Their version of her aerial ballet was only two feet off the ground, but they did it at their show that next week. And the crazy thing, he says, is that Pink saw a video of their performance and invited them to join her on stage at the next year’s American Music Awards.

“It was when she did ‘Raise Your Glass,’ and she was pregnant,” he says. “So she had all this mayhem on steroids – like skateboarders and break dancers. So they just thought it would be funny to put us up in the aerial silks, but they just weren’t getting that we don’t really do that. They were like ‘Just have the backup guys be upside down and we’ll raise the silks in the air.’ And we were like ‘Are they going to be strapped to anything?’ They’re like, ‘No, you just bend your knees, and you won’t fall.’ The look on their faces when they go, ‘There’s this button we push, and it just shoots them into the air.’ And they shot them up into the air. So yeah, that was ridiculous. But it was funny.”

A wedding in the lobby?

The Dan Band’s Van Buren performance this weekend has been billed as an actual wedding with cake, a bouquet toss and a champagne toast. Wedding attire is encouraged.

“You know, I saw that,” Finnerty says, when asked about the wedding. “I called my agent, and I was like, ‘Is this really happening?’ But I guess the people who run that venue, they’re doing something in the lobby before our set. So it’s going to be our regular show. I don’t know if they’re actually going to get married before the doors open and then they’re just pretending it’s a wedding reception, but it should be funny.”

You may wonder if they get a lot of people asking them to play their weddings.

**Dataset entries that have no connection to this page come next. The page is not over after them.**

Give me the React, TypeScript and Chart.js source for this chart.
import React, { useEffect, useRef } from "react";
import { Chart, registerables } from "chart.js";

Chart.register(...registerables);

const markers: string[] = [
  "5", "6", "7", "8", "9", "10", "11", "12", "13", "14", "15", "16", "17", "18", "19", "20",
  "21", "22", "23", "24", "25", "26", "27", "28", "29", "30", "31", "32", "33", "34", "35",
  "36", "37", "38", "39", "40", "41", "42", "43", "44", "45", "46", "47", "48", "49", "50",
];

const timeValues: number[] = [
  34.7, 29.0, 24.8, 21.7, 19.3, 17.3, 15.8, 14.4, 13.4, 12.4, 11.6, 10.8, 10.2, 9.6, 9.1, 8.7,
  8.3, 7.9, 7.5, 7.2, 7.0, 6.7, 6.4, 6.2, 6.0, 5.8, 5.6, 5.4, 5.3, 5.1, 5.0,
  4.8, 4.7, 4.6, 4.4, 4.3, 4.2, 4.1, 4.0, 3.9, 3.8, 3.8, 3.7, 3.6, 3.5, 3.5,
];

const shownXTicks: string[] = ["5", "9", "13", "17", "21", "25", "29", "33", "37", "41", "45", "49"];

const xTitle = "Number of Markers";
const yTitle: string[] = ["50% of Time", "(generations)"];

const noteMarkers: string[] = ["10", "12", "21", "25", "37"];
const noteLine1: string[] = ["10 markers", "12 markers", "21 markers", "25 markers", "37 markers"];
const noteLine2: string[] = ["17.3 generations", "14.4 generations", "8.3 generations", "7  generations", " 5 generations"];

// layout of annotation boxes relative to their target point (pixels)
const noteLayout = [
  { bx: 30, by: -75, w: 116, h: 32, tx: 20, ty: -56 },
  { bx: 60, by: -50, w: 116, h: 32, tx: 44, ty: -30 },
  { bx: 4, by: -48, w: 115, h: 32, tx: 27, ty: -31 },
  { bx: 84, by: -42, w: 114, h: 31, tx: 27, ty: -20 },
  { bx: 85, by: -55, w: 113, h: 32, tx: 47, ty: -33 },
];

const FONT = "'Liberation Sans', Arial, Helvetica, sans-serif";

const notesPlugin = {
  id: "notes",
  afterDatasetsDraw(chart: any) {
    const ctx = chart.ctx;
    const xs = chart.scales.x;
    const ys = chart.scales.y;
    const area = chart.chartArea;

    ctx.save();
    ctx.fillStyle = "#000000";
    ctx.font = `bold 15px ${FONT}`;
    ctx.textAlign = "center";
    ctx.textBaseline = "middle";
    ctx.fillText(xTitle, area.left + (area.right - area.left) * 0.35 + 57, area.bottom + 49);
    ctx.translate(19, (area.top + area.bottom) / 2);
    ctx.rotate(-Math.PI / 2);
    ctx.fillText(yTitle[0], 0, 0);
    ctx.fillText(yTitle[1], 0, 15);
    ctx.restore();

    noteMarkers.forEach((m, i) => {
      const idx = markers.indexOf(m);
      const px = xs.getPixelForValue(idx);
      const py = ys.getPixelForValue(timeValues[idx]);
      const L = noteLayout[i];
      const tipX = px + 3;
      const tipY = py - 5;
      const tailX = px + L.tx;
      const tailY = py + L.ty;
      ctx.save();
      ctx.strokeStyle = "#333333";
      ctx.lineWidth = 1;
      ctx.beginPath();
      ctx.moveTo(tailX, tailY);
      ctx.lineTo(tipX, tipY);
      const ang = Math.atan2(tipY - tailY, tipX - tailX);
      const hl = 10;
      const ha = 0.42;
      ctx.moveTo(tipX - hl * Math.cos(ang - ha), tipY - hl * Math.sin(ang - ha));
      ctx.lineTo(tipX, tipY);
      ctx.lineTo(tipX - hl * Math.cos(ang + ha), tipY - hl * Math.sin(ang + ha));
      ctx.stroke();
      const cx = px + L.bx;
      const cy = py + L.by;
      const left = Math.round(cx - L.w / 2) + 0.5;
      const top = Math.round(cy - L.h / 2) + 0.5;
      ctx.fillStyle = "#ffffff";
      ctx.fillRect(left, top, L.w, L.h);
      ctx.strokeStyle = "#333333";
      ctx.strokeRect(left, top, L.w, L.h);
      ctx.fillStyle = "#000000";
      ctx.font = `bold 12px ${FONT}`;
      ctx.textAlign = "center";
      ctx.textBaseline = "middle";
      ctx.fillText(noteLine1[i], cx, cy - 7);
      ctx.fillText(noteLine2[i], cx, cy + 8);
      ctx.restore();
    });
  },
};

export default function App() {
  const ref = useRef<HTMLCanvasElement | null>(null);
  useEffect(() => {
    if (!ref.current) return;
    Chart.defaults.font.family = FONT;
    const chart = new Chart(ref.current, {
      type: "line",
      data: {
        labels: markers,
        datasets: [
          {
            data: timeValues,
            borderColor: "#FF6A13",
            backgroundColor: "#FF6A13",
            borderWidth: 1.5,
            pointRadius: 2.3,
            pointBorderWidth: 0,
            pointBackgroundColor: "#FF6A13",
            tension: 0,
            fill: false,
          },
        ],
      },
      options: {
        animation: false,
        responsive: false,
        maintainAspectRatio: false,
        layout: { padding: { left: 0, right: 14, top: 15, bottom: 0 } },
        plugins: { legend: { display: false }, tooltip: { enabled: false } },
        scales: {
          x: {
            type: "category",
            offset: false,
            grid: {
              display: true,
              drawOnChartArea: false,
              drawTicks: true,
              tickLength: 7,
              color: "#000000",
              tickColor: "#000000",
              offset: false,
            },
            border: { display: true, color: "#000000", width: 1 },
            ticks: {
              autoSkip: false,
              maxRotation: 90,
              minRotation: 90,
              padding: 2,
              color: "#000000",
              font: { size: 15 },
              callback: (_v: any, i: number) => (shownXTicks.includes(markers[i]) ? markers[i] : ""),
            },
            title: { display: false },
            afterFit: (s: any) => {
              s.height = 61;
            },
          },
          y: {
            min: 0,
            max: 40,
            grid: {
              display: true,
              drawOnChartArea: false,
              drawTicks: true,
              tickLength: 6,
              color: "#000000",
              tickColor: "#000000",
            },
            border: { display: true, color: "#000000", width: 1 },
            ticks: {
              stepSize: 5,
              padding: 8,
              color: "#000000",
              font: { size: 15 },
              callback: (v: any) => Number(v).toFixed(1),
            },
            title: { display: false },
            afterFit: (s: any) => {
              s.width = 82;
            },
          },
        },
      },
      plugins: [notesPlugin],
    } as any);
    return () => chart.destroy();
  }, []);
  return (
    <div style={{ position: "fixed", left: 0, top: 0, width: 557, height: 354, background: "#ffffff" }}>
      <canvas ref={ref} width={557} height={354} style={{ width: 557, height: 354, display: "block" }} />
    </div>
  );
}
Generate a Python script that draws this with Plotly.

“I’m not even kidding,” Finnerty says. “Every day, I get tweets and emails saying, ‘Will you please play our wedding? We don’t have any money, but there’ll be plenty of beer and plenty of babes.’ I’m like, ‘Let me drop everything. By all means.’ We have, like, a ‘scare away’ quote that says ‘I’ll do it if someone’s crazy enough to pay THIS.’ But it’s happened. We’ve done, like, actual legit weddings, probably five or six, I think? We only sing, like, three songs. But we’re doing another one next month here in New York. And Daniel Negreanu, the poker player, we just did his wedding last month in Los Angeles.”

Before they’d even done the wedding scene in “Old School,” the woman who used to book them every weekend in Los Angeles asked if they would play her wedding.

“And she had done so much for us, I was like, ‘Absolutely,'” he says. “And her grandmother sat in front. By the time we went on, everyone was wasted. But she was still sitting there with her hair all done up nice and a purse on her lap. Everyone was dancing and drunk, and she was looking right at me. So I kept looking at her, but I get nervous because it’s so inappropriate. And when I get nervous, I swear and grab my crotch. The more she was horrified, the more I grabbed my crotch. It was awful for both of us. We both looked at each other like, ‘How can we make this stop?’ It was a runaway train of sorrow and shame.”

That’s when he decided he wouldn’t do his act in front of people’s grandmas anymore.

“If there are grandmas, I say ‘No,'” he says. “Unless they pay. Then, I’m like ‘OK; send your grandma home,’ which is what a lot of people do.”

His daughter just turned 22. And Finnerty wouldn’t let her see the act until she was 21.

“Her friends would always be like, ‘Your dad’s cool. He lets you drink and smoke out and swears in front of you’,” he says, with a laugh. “And she’s like, ‘No, he’s like a sitcom dad from the ’50s.’ I didn’t swear in front of her. I didn’t let her swear. I didn’t let her see my show because I wouldn’t be able to do it with her in the audience.”

The Dan Band

When: 8 p.m. Friday, July 19.

Where: The Van Buren, 401 W. Van Buren St., Phoenix.

Admission: $15-$25.

Details: 866-468-3399, thevanburenphx.com.